The ammonia test for is from tetra. I take a 5ml sample, add 14 drops of the 1st solution and mix, then add 7 drops of another and mix, then add 7 drops of a third. I then wait 20 minutes and compare to a color chart. The kit says it tests for NH3 and NH4, I think those are ammonia and ammonium. So does that mean that if it is reading high that it might not be as bad for the fish as I thought? So far I have made one water change, and changed about 2-3 gallons, that was with the distilled water. I posted this in another post also, but is a brown growth along the edge of the dorsal fin something I should worry about? I have 2 of my 3 fish that have it. They are the two and always have it raised?
 
The test kit is likely Salicylate based, you should add Prime to water straight from the tap, then check. Does the test also tell you to compare anything else to get the true ammonia level, like pH?

Don't use distilled water as it can lead to disaster. It is pure water. All of the impurities are removed, including carbonate, bicarbonate, magnesium and calcium cations etc. It can lead to pH swings of the acidic kind, very bad for fish and it can happen very easily using distilled water without adding any of those things back.

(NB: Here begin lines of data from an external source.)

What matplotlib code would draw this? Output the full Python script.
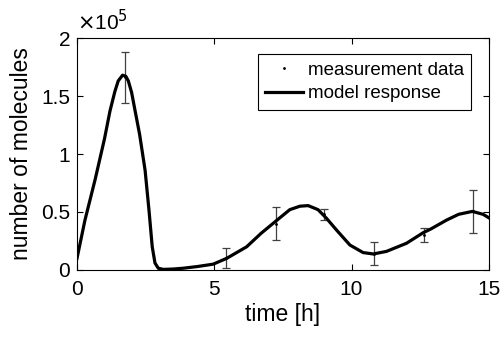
import numpy as np
import matplotlib.pyplot as plt

plt.rcParams['font.family'] = ['Liberation Sans', 'DejaVu Sans']

# measurement data (units of 1e5 molecules)
t_meas = [1.75, 5.42, 7.24, 9.0, 10.81, 12.63, 14.42]
y_meas = [1.66, 0.105, 0.40, 0.48, 0.14, 0.30, 0.505]
y_err = [0.22, 0.085, 0.145, 0.05, 0.10, 0.06, 0.185]

# model response
t_model = [0.0, 0.29, 0.66, 1.0, 1.2, 1.38, 1.5, 1.66, 1.78, 1.87, 1.99, 2.11,
           2.28, 2.48, 2.62, 2.74, 2.84, 2.96, 3.14, 3.5, 3.87, 4.4, 4.96, 5.45,
           6.18, 6.7, 7.21, 7.75, 8.12, 8.42, 8.78, 9.09, 9.45, 9.94, 10.42, 10.79,
           11.27, 12.0, 12.6, 12.9, 13.46, 13.9, 14.4, 14.79, 15.0]
y_model = [0.10, 0.43, 0.78, 1.13, 1.37, 1.54, 1.63, 1.68, 1.67, 1.63, 1.53, 1.38,
           1.17, 0.86, 0.52, 0.20, 0.06, 0.015, 0.005, 0.008, 0.015, 0.03, 0.05, 0.10,
           0.20, 0.315, 0.415, 0.52, 0.55, 0.555, 0.52, 0.445, 0.345, 0.215, 0.15, 0.138,
           0.16, 0.23, 0.32, 0.355, 0.43, 0.48, 0.505, 0.48, 0.45]

fig = plt.figure(figsize=(5.01, 3.40), dpi=100)
ax = fig.add_axes([0.1537, 0.206, 0.822, 0.682])

ax.errorbar(t_meas, y_meas, yerr=y_err, fmt='none', ecolor='#404040',
            elinewidth=0.9, capsize=3, capthick=0.9)
ax.plot(t_meas, y_meas, '.', color='black', markersize=2, label='measurement data')
ax.plot(t_model, y_model, color='black', linewidth=2.3, solid_joinstyle='round',
        label='model response')

ax.set_xlim(0, 15)
ax.set_ylim(0, 2)
ax.set_xticks([0, 5, 10, 15])
ax.set_yticks([0, 0.5, 1, 1.5, 2])
ax.set_yticklabels(['0', '0.5', '1', '1.5', '2'])
ax.tick_params(direction='in', length=4, labelsize=15, top=True, right=True)
ax.tick_params(axis='x', pad=7)
ax.tick_params(axis='y', pad=5)
ax.text(0.0, 1.015, r'$\times$10$^5$', transform=ax.transAxes, fontsize=15,
        ha='left', va='bottom')

ax.set_xlabel('time [h]', fontsize=16.5, labelpad=3)
ax.set_ylabel('number of molecules', fontsize=16.5, labelpad=6)

leg = ax.legend(loc='upper left', bbox_to_anchor=(0.439, 0.931, 0.517, 0.0), mode='expand',
                fontsize=13.5, fancybox=False, edgecolor='black', framealpha=1,
                borderpad=0.4, handlelength=2.0, handletextpad=0.3, labelspacing=0.35,
                borderaxespad=0)
leg.get_frame().set_linewidth(0.8)

plt.savefig('out.png', dpi=100)
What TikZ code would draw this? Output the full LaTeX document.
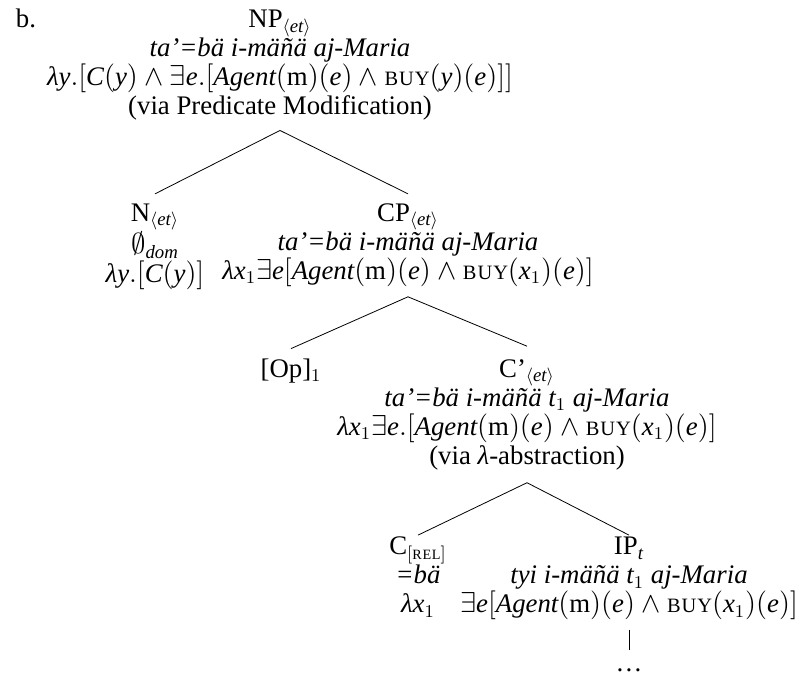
\documentclass[tikz,border=0pt]{standalone}
\usepackage{fontspec}
\setmainfont{Liberation Serif}
\usetikzlibrary{positioning}
% Times-like italic letters in math
\DeclareSymbolFont{tletters}{TU}{\rmdefault}{m}{it}
\newcommand{\tletter}[1]{\Umathcode`#1=7 \symtletters `#1\relax}
\tletter{y}\tletter{C}\tletter{e}\tletter{x}\tletter{t}\tletter{d}\tletter{o}\tletter{m}
\Umathchardef\lambda=7 \symtletters "03BB
\newcommand{\smcaps}[1]{{\fontsize{10.2}{11}\selectfont\addfontfeature{LetterSpace=5}#1}}
\newcommand{\buy}{\mbox{\smcaps{BUY}}}
\newcommand{\tet}{_{\langle et\rangle}}

\begin{document}
\begin{tikzpicture}[
        x=1pt, y=1pt,
        tnode/.style={align=center, inner sep=0pt, outer xsep=0pt, outer ysep=5pt, font=\fontsize{13.4}{14.5}\selectfont},
        leaf/.style={tnode, outer ysep=1pt},
        stem/.style={shorten <=4pt, shorten >=4pt}
    ]
        \useasboundingbox (0,0) rectangle (398.5,-337);

        % Example number and root
        \node[tnode, anchor=base west] (ex) at (8,-14) {b.};
        \node[tnode, anchor=north] (np) at (140,-0.1) {NP$\tet$\\ \textit{ta’=bä i-mäñä aj-Maria}\\ $\lambda y.[C(y)\wedge\exists e.[\mathit{Agent}(\mathrm{m})(e)\wedge\buy(y)(e)]]$\\ (via Predicate Modification)};

        % Daughters of NP
        \node[tnode, below=31.7pt of np.south, xshift=-62.5pt] (n) {N$\tet$\\ $\emptyset_{dom}$\\ $\lambda y.[C(y)]$};
        \node[tnode, below=31.7pt of np.south, xshift=64pt] (cp) {CP$\tet$\\ \textit{ta’=bä i-mäñä aj-Maria}\\ $\lambda x_1\exists e[\mathit{Agent}(\mathrm{m})(e)\wedge\buy(x_1)(e)]$};

        % Daughters of CP
        \node[tnode, below=25.9pt of cp.south, xshift=-58.5pt] (op) {[Op]$_1$};
        \node[tnode, outer ysep=6.5pt, below=24.7pt of cp.south, xshift=59.5pt] (cbar) {C’$\tet$\\ \textit{ta’=bä i-mäñä $t_1$ aj-Maria}\\ $\lambda x_1\exists e.[\mathit{Agent}(\mathrm{m})(e)\wedge\buy(x_1)(e)]$\\ (via $\lambda$-abstraction)};

        % Daughters of C'
        \node[leaf, below=26.2pt of cbar.south, xshift=-54.5pt] (crel) {C$_{[\mbox{\fontsize{7.1}{8}\selectfont\addfontfeature{LetterSpace=5}REL}]}$\\ \textit{=bä}\\ $\lambda x_1$};
        \node[leaf, below=26.2pt of cbar.south, xshift=51pt] (ip) {IP$_t$\\ \textit{tyi i-mäñä $t_1$ aj-Maria}\\ $\exists e[\mathit{Agent}(\mathrm{m})(e)\wedge\buy(x_1)(e)]$};
        \node[tnode, below=18.3pt of ip.south] (dots) {\dots};

        % Branches
        \draw (np.south) -- (n.north);
        \draw (np.south) -- (cp.north);
        \draw (cp.south) -- (op.north);
        \draw (cp.south) -- (cbar.north);
        \draw (cbar.south) -- (crel.north);
        \draw (cbar.south) -- (ip.north);
        \draw[stem] (ip.south) -- (dots.north);
    \end{tikzpicture}
\end{document}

Your tank will be high in ammonia at first, then high in nitrites as the cycle progresses. Both are extremely toxic to fish. If I were fishy cycling, I would be doing 50% water changes every day as well as testing the water every day. If ammonia and nitrites are really bad, then you can do two 50% water changes back to back.

As for the brown edge on the dorsal, I can't make a diagnosis without more info or seeing it. It could be any number of things.